### Entries
[Start]
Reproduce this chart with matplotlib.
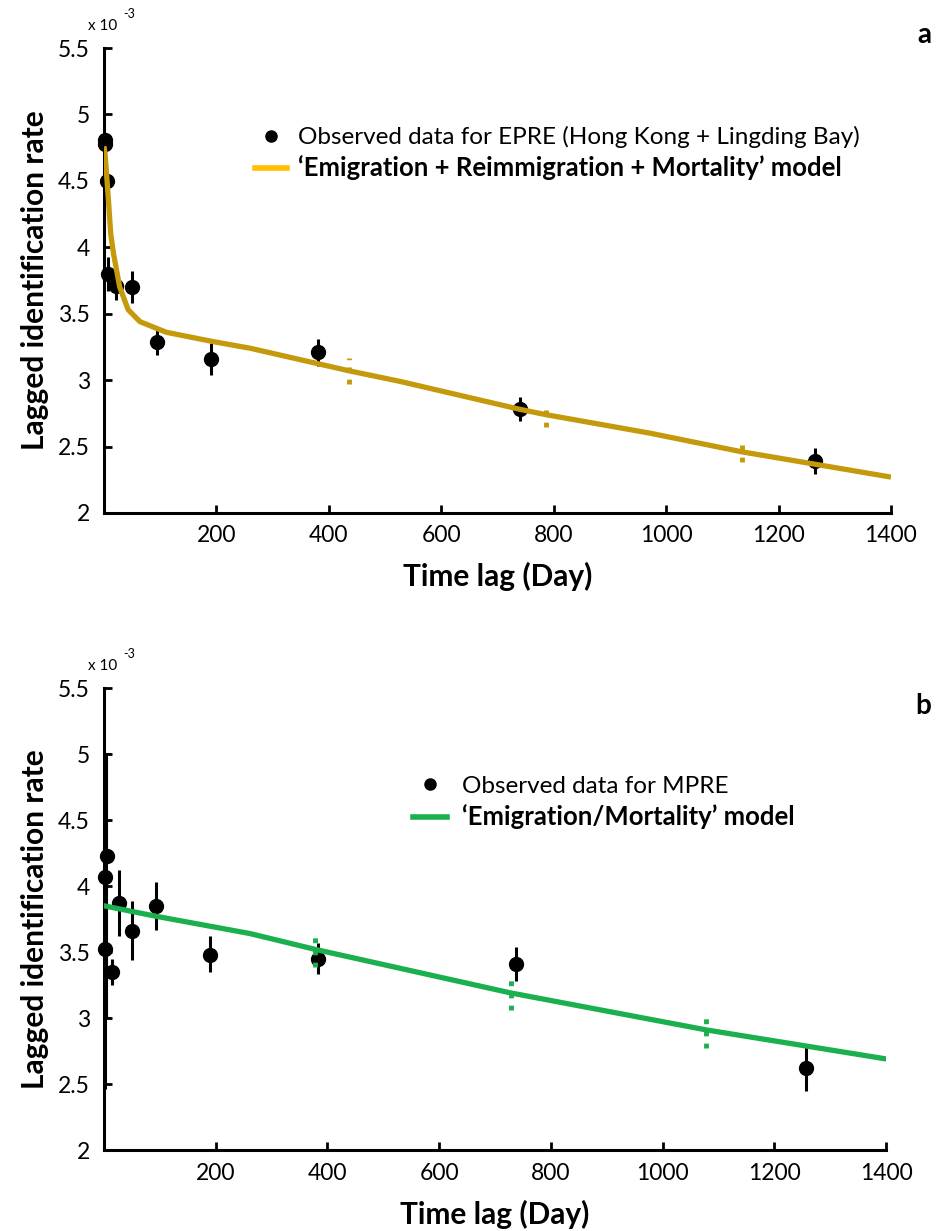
import matplotlib
matplotlib.use("Agg")
import matplotlib.pyplot as plt
from matplotlib.lines import Line2D
import numpy as np

plt.rcParams['font.family'] = ['Lato', 'DejaVu Sans']

# ---- panel a : EPRE ----
a_days = [1, 1, 5, 8, 22, 49, 95, 190, 380, 740, 1265]
a_rate = [4.81, 4.78, 4.50, 3.80, 3.71, 3.70, 3.29, 3.16, 3.21, 2.78, 2.39]
a_err = [0.03, 0.03, 0.04, 0.13, 0.11, 0.12, 0.10, 0.12, 0.10, 0.09, 0.10]

a_model_days = [0, 2, 8, 12, 17, 28, 43, 64, 111, 194, 260, 436, 527, 740, 786, 972, 1135, 1400]
a_model_rate = [4.76, 4.70, 4.35, 4.10, 3.95, 3.70, 3.53, 3.44, 3.36, 3.29, 3.24,
                3.07, 2.99, 2.78, 2.74, 2.60, 2.46, 2.27]

a_mark_days = [436, 786, 1135]
a_mark_lo = [2.97, 2.65, 2.38]
a_mark_hi = [3.17, 2.80, 2.53]

# ---- panel b : MPRE ----
b_days = [1, 2, 14, 26, 50, 93, 190, 383, 737, 1256]
b_rate = [4.07, 3.52, 3.35, 3.87, 3.66, 3.85, 3.48, 3.45, 3.41, 2.62]
b_lo = [3.40, 2.46, 3.25, 3.62, 3.44, 3.67, 3.35, 3.33, 3.28, 2.45]
b_hi = [4.72, 3.65, 3.45, 4.12, 3.89, 4.03, 3.62, 3.57, 3.54, 2.79]

# the one point drawn with caps
b_cap_day = [6]
b_cap_rate = [4.23]
b_cap_lo = [3.00]
b_cap_hi = [5.00]

b_model_days = [0, 94, 261, 378, 728, 1078, 1400]
b_model_rate = [3.85, 3.77, 3.64, 3.52, 3.19, 2.91, 2.69]

b_mark_days = [378, 728, 1078]
b_mark_lo = [3.39, 3.06, 2.77]
b_mark_hi = [3.65, 3.31, 3.03]

xticks = [200, 400, 600, 800, 1000, 1200, 1400]
yticks = [2, 2.5, 3, 3.5, 4, 4.5, 5, 5.5]
ytick_labels = ['2', '2.5', '3', '3.5', '4', '4.5', '5', '5.5']

gold = '#C49A0A'
gold_legend = '#FFC000'
green = '#1BB04F'


def style_axis(ax):
    for s in ['top', 'right']:
        ax.spines[s].set_visible(False)
    for s in ['left', 'bottom']:
        ax.spines[s].set_linewidth(2.2)
    ax.set_xlim(0, 1400)
    ax.set_ylim(2, 5.5)
    ax.set_xticks(xticks)
    ax.set_yticks(yticks)
    ax.set_yticklabels(ytick_labels)
    ax.tick_params(direction='in', length=6, width=2, labelsize=16.5)
    ax.tick_params(axis='y', pad=10)
    ax.tick_params(axis='x', pad=9)
    ax.set_xlabel('Time lag (Day)', fontsize=21.5, fontweight='bold')
    ax.set_ylabel('Lagged identification rate', fontsize=21.5, fontweight='bold')
    ax.yaxis.set_label_coords(-0.07, 0.5)


fig = plt.figure(figsize=(9.36, 12.31), dpi=100)
ax_a = fig.add_axes([0.1111, 0.5833, 0.8408, 0.3777])
ax_b = fig.add_axes([0.1111, 0.0658, 0.8355, 0.3753])

dots = (0, (1, 1.5))

# panel a
ax_a.errorbar(a_days, a_rate, yerr=a_err, fmt='o', color='k', ms=10,
              elinewidth=2.2, capsize=0, zorder=3, clip_on=False)
ax_a.plot(a_model_days, a_model_rate, color=gold, lw=3.8, zorder=4,
          solid_capstyle='butt', solid_joinstyle='round')
ax_a.vlines(a_mark_days, a_mark_lo, a_mark_hi, colors=gold, lw=3.5,
            linestyles=dots, zorder=4)
style_axis(ax_a)
ax_a.xaxis.set_label_coords(0.5, -0.105)

h_a = [Line2D([], [], marker='o', color='k', ls='none', ms=8),
       Line2D([], [], color=gold_legend, lw=4)]
leg_a = ax_a.legend(h_a, ['Observed data for EPRE (Hong Kong + Lingding Bay)',
                          '\u2018Emigration + Reimmigration + Mortality\u2019 model'],
                    loc='upper left', bbox_to_anchor=(0.192, 0.832), frameon=False,
                    fontsize=17.5, handlelength=1.3, handletextpad=0.45,
                    labelspacing=0.3, borderpad=0, borderaxespad=0)
leg_a.get_texts()[1].set_fontweight('bold')
leg_a.get_texts()[1].set_fontsize(18.5)

# panel b
b_rate_arr = np.array(b_rate)
b_yerr = [b_rate_arr - np.array(b_lo), np.array(b_hi) - b_rate_arr]
ax_b.errorbar(b_days, b_rate, yerr=b_yerr, fmt='o', color='k', ms=10,
              elinewidth=2.2, capsize=0, zorder=3, clip_on=False)
bc = np.array(b_cap_rate)
ax_b.errorbar(b_cap_day, b_cap_rate,
              yerr=[bc - np.array(b_cap_lo), np.array(b_cap_hi) - bc],
              fmt='o', color='k', ms=10, elinewidth=1.5, capsize=3, capthick=1.5,
              zorder=3, clip_on=False)
ax_b.plot(b_model_days, b_model_rate, color=green, lw=3.8, zorder=4,
          solid_joinstyle='round')
ax_b.vlines(b_mark_days, b_mark_lo, b_mark_hi, colors=green, lw=3.5,
            linestyles=dots, zorder=4)
style_axis(ax_b)
ax_b.xaxis.set_label_coords(0.5, -0.108)

h_b = [Line2D([], [], marker='o', color='k', ls='none', ms=8),
       Line2D([], [], color=green, lw=4)]
leg_b = ax_b.legend(h_b, ['Observed data for MPRE',
                          '\u2018Emigration/Mortality\u2019 model'],
                    loc='upper left', bbox_to_anchor=(0.395, 0.81), frameon=False,
                    fontsize=17.5, handlelength=1.4, handletextpad=0.6,
                    labelspacing=0.3, borderpad=0, borderaxespad=0)
leg_b.get_texts()[1].set_fontweight('bold')
leg_b.get_texts()[1].set_fontsize(18.5)

# scale factor notes and panel letters
for top in [30, 670]:
    fig.text(88 / 936, 1 - top / 1231, 'x 10', fontsize=11, va='baseline')
    fig.text(123 / 936, 1 - (top - 12) / 1231, '-3', fontsize=9, va='baseline')

fig.text(0.995, 1 - 35 / 1231, 'a', fontsize=20, fontweight='bold', ha='right', va='center')
fig.text(0.995, 1 - 706 / 1231, 'b', fontsize=20, fontweight='bold', ha='right', va='center')

fig.savefig('out.png', dpi=100)
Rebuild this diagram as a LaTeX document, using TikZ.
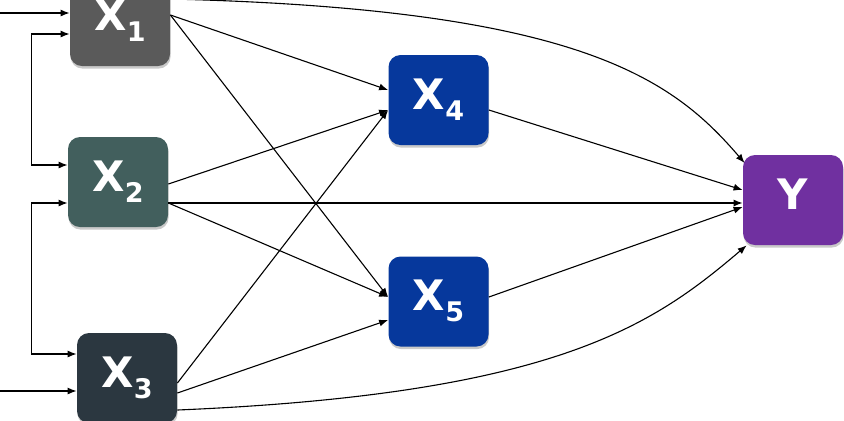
[End]
### Task brief
Replicate the material above verbatim; images stay out of the copy.

### Answer to this problem
Reproduce this chart with matplotlib.
import matplotlib
matplotlib.use("Agg")
import matplotlib.pyplot as plt
from matplotlib.lines import Line2D
import numpy as np

plt.rcParams['font.family'] = ['Lato', 'DejaVu Sans']

# ---- panel a : EPRE ----
a_days = [1, 1, 5, 8, 22, 49, 95, 190, 380, 740, 1265]
a_rate = [4.81, 4.78, 4.50, 3.80, 3.71, 3.70, 3.29, 3.16, 3.21, 2.78, 2.39]
a_err = [0.03, 0.03, 0.04, 0.13, 0.11, 0.12, 0.10, 0.12, 0.10, 0.09, 0.10]

a_model_days = [0, 2, 8, 12, 17, 28, 43, 64, 111, 194, 260, 436, 527, 740, 786, 972, 1135, 1400]
a_model_rate = [4.76, 4.70, 4.35, 4.10, 3.95, 3.70, 3.53, 3.44, 3.36, 3.29, 3.24,
                3.07, 2.99, 2.78, 2.74, 2.60, 2.46, 2.27]

a_mark_days = [436, 786, 1135]
a_mark_lo = [2.97, 2.65, 2.38]
a_mark_hi = [3.17, 2.80, 2.53]

# ---- panel b : MPRE ----
b_days = [1, 2, 14, 26, 50, 93, 190, 383, 737, 1256]
b_rate = [4.07, 3.52, 3.35, 3.87, 3.66, 3.85, 3.48, 3.45, 3.41, 2.62]
b_lo = [3.40, 2.46, 3.25, 3.62, 3.44, 3.67, 3.35, 3.33, 3.28, 2.45]
b_hi = [4.72, 3.65, 3.45, 4.12, 3.89, 4.03, 3.62, 3.57, 3.54, 2.79]

# the one point drawn with caps
b_cap_day = [6]
b_cap_rate = [4.23]
b_cap_lo = [3.00]
b_cap_hi = [5.00]

b_model_days = [0, 94, 261, 378, 728, 1078, 1400]
b_model_rate = [3.85, 3.77, 3.64, 3.52, 3.19, 2.91, 2.69]

b_mark_days = [378, 728, 1078]
b_mark_lo = [3.39, 3.06, 2.77]
b_mark_hi = [3.65, 3.31, 3.03]

xticks = [200, 400, 600, 800, 1000, 1200, 1400]
yticks = [2, 2.5, 3, 3.5, 4, 4.5, 5, 5.5]
ytick_labels = ['2', '2.5', '3', '3.5', '4', '4.5', '5', '5.5']

gold = '#C49A0A'
gold_legend = '#FFC000'
green = '#1BB04F'


def style_axis(ax):
    for s in ['top', 'right']:
        ax.spines[s].set_visible(False)
    for s in ['left', 'bottom']:
        ax.spines[s].set_linewidth(2.2)
    ax.set_xlim(0, 1400)
    ax.set_ylim(2, 5.5)
    ax.set_xticks(xticks)
    ax.set_yticks(yticks)
    ax.set_yticklabels(ytick_labels)
    ax.tick_params(direction='in', length=6, width=2, labelsize=16.5)
    ax.tick_params(axis='y', pad=10)
    ax.tick_params(axis='x', pad=9)
    ax.set_xlabel('Time lag (Day)', fontsize=21.5, fontweight='bold')
    ax.set_ylabel('Lagged identification rate', fontsize=21.5, fontweight='bold')
    ax.yaxis.set_label_coords(-0.07, 0.5)


fig = plt.figure(figsize=(9.36, 12.31), dpi=100)
ax_a = fig.add_axes([0.1111, 0.5833, 0.8408, 0.3777])
ax_b = fig.add_axes([0.1111, 0.0658, 0.8355, 0.3753])

dots = (0, (1, 1.5))

# panel a
ax_a.errorbar(a_days, a_rate, yerr=a_err, fmt='o', color='k', ms=10,
              elinewidth=2.2, capsize=0, zorder=3, clip_on=False)
ax_a.plot(a_model_days, a_model_rate, color=gold, lw=3.8, zorder=4,
          solid_capstyle='butt', solid_joinstyle='round')
ax_a.vlines(a_mark_days, a_mark_lo, a_mark_hi, colors=gold, lw=3.5,
            linestyles=dots, zorder=4)
style_axis(ax_a)
ax_a.xaxis.set_label_coords(0.5, -0.105)

h_a = [Line2D([], [], marker='o', color='k', ls='none', ms=8),
       Line2D([], [], color=gold_legend, lw=4)]
leg_a = ax_a.legend(h_a, ['Observed data for EPRE (Hong Kong + Lingding Bay)',
                          '\u2018Emigration + Reimmigration + Mortality\u2019 model'],
                    loc='upper left', bbox_to_anchor=(0.192, 0.832), frameon=False,
                    fontsize=17.5, handlelength=1.3, handletextpad=0.45,
                    labelspacing=0.3, borderpad=0, borderaxespad=0)
leg_a.get_texts()[1].set_fontweight('bold')
leg_a.get_texts()[1].set_fontsize(18.5)

# panel b
b_rate_arr = np.array(b_rate)
b_yerr = [b_rate_arr - np.array(b_lo), np.array(b_hi) - b_rate_arr]
ax_b.errorbar(b_days, b_rate, yerr=b_yerr, fmt='o', color='k', ms=10,
              elinewidth=2.2, capsize=0, zorder=3, clip_on=False)
bc = np.array(b_cap_rate)
ax_b.errorbar(b_cap_day, b_cap_rate,
              yerr=[bc - np.array(b_cap_lo), np.array(b_cap_hi) - bc],
              fmt='o', color='k', ms=10, elinewidth=1.5, capsize=3, capthick=1.5,
              zorder=3, clip_on=False)
ax_b.plot(b_model_days, b_model_rate, color=green, lw=3.8, zorder=4,
          solid_joinstyle='round')
ax_b.vlines(b_mark_days, b_mark_lo, b_mark_hi, colors=green, lw=3.5,
            linestyles=dots, zorder=4)
style_axis(ax_b)
ax_b.xaxis.set_label_coords(0.5, -0.108)

h_b = [Line2D([], [], marker='o', color='k', ls='none', ms=8),
       Line2D([], [], color=green, lw=4)]
leg_b = ax_b.legend(h_b, ['Observed data for MPRE',
                          '\u2018Emigration/Mortality\u2019 model'],
                    loc='upper left', bbox_to_anchor=(0.395, 0.81), frameon=False,
                    fontsize=17.5, handlelength=1.4, handletextpad=0.6,
                    labelspacing=0.3, borderpad=0, borderaxespad=0)
leg_b.get_texts()[1].set_fontweight('bold')
leg_b.get_texts()[1].set_fontsize(18.5)

# scale factor notes and panel letters
for top in [30, 670]:
    fig.text(88 / 936, 1 - top / 1231, 'x 10', fontsize=11, va='baseline')
    fig.text(123 / 936, 1 - (top - 12) / 1231, '-3', fontsize=9, va='baseline')

fig.text(0.995, 1 - 35 / 1231, 'a', fontsize=20, fontweight='bold', ha='right', va='center')
fig.text(0.995, 1 - 706 / 1231, 'b', fontsize=20, fontweight='bold', ha='right', va='center')

fig.savefig('out.png', dpi=100)
Rebuild this diagram as a LaTeX document, using TikZ.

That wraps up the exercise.